Sebastian Wieczorek, CEO da Mantix, voltou a falar, agora sobre os riscos relacionados ao capital humano nas empresas europeias, o que torna imperativo que as companhias repensem suas estratégias de talento, modelos de trabalho e planejamento de longo prazo. O motivo dessa transformação é derivado da necessária combinação da vida profissional e pessoal. Os funcionários, especialmente os mais jovens, exigem um maior equilíbrio entre sua vida profissional e pessoal, o que afeta a atração e retenção de talento. “As empresas que não se adaptarem a essas necessidades terão dificuldades para encontrar pessoas qualificadas e terão que lidar com menor lealdade e comprometimento corporativo”, afirma o especialista, acrescentando que nesse cenário “focar no bem-estar e na formação é essencial, assim como repensar as trajetórias profissionais tradicionais”, já que os empregados tendem a mudar de trabalho com frequência.

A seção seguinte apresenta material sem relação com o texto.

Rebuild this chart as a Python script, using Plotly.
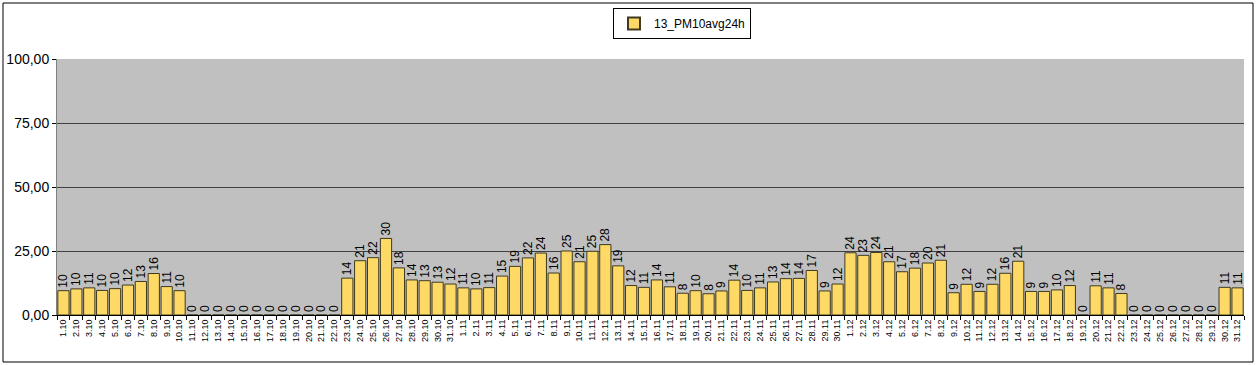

Outro aspecto demográfico tratado no relatório é o desafio da longevidade e das equipes multigeracionais: “Não só temos uma sociedade envelhecida, mas as pessoas também estão em condições de trabalhar por muito mais tempo e estão dispostas a fazer isso“, assegurou Wieczorek. Essa diversidade nas equipes pode ser assimilada com a implementação de iniciativas de aprendizagem ao longo da vida laboral, para que cada pessoa mantenha sua relevância no ambiente de trabalho. Além disso, o especialista recomenda que as empresas considerem “planos de aposentadoria ou de trabalho parcial para manter a força de trabalho ativa o maior tempo possível”.

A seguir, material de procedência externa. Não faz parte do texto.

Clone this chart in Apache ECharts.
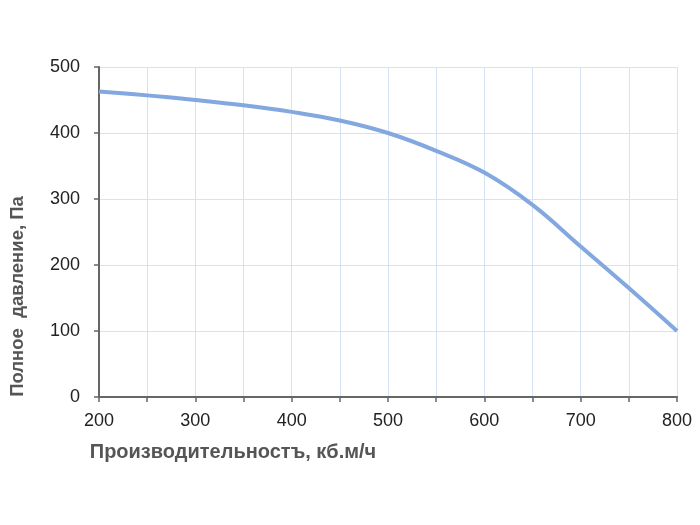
<!DOCTYPE html>
<html>
<head>
<meta charset="utf-8">
<script src="https://cdn.jsdelivr.net/npm/echarts@6/dist/echarts.min.js"></script>
<style>
  html, body { margin: 0; padding: 0; background: #fff; }
  #chart { width: 700px; height: 525px; }
</style>
</head>
<body>
<div id="chart"></div>
<script>
// расход, кб.м/ч
let flow = [200, 250, 300, 350, 400, 450, 500, 550, 600, 650, 700, 750, 800];
// полное давление, Па
let pressure = [463, 457, 450, 442, 432, 419, 400, 373, 340, 291, 228, 165, 100];

let xName = 'Производительностъ, кб.м/ч';
let yName = 'Полное  давление, Па';

let myChart = echarts.init(document.getElementById('chart'));

let points = flow.map(function (f, i) { return [f, pressure[i]]; });

let option = {
    animation: false,
    grid: { left: 97, right: 23, top: 67, bottom: 128 },
    xAxis: {
        type: 'value',
        min: 200,
        max: 800,
        interval: 50,
        name: xName,
        nameLocation: 'middle',
        nameGap: 45,
        nameTextStyle: {
            fontFamily: 'Liberation Sans',
            fontWeight: 'bold',
            fontSize: 20,
            color: '#555',
            padding: [0, 310, 0, 0]
        },
        axisLine: { lineStyle: { color: '#666', width: 2 } },
        axisTick: { show: true, length: 5, lineStyle: { color: '#666', width: 1.5 } },
        axisLabel: {
            fontFamily: 'Liberation Sans',
            fontSize: 18,
            color: '#222',
            margin: 15,
            formatter: function (v) { return v % 100 === 0 ? v : ''; }
        },
        splitLine: { show: true, lineStyle: { color: '#d6e3f5', width: 1 } }
    },
    yAxis: {
        type: 'value',
        min: 0,
        max: 500,
        interval: 100,
        name: yName,
        nameLocation: 'middle',
        nameGap: 72,
        nameRotate: 90,
        nameTextStyle: {
            fontFamily: 'Liberation Sans',
            fontWeight: 'bold',
            fontSize: 18.5,
            color: '#555',
            padding: [0, 129, 0, 0]
        },
        axisLine: { show: true, lineStyle: { color: '#666', width: 2 } },
        axisTick: { show: true, length: 5, lineStyle: { color: '#666', width: 1.5 } },
        axisLabel: {
            fontFamily: 'Liberation Sans',
            fontSize: 18,
            color: '#222',
            margin: 19
        },
        splitLine: { show: true, lineStyle: { color: '#d6e3f5', width: 1 } }
    },
    series: [
        {
            type: 'line',
            data: points,
            smooth: 0.4,
            showSymbol: false,
            lineStyle: { color: '#82a8df', width: 4 }
        }
    ]
};

myChart.setOption(option);
</script>
</body>
</html>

Como comentou anteriormente, Sebastian voltou ao impacto da IA nas empresas. “Cada vez mais, parte da força de trabalho atuará como gestora, supervisionando não outros empregados, mas sistemas de Inteligência Artificial”, explicou. Essa nova conjuntura revolucionou a forma de analisar as competências, em que a capacidade de resolução de problemas passou a ser mais importante do que a experiência básica. “É fundamental que ajudemos nossa força de trabalho a navegar por essas complexidades e a se adaptar a esses ambientes de trabalho em transformação”, concluiu.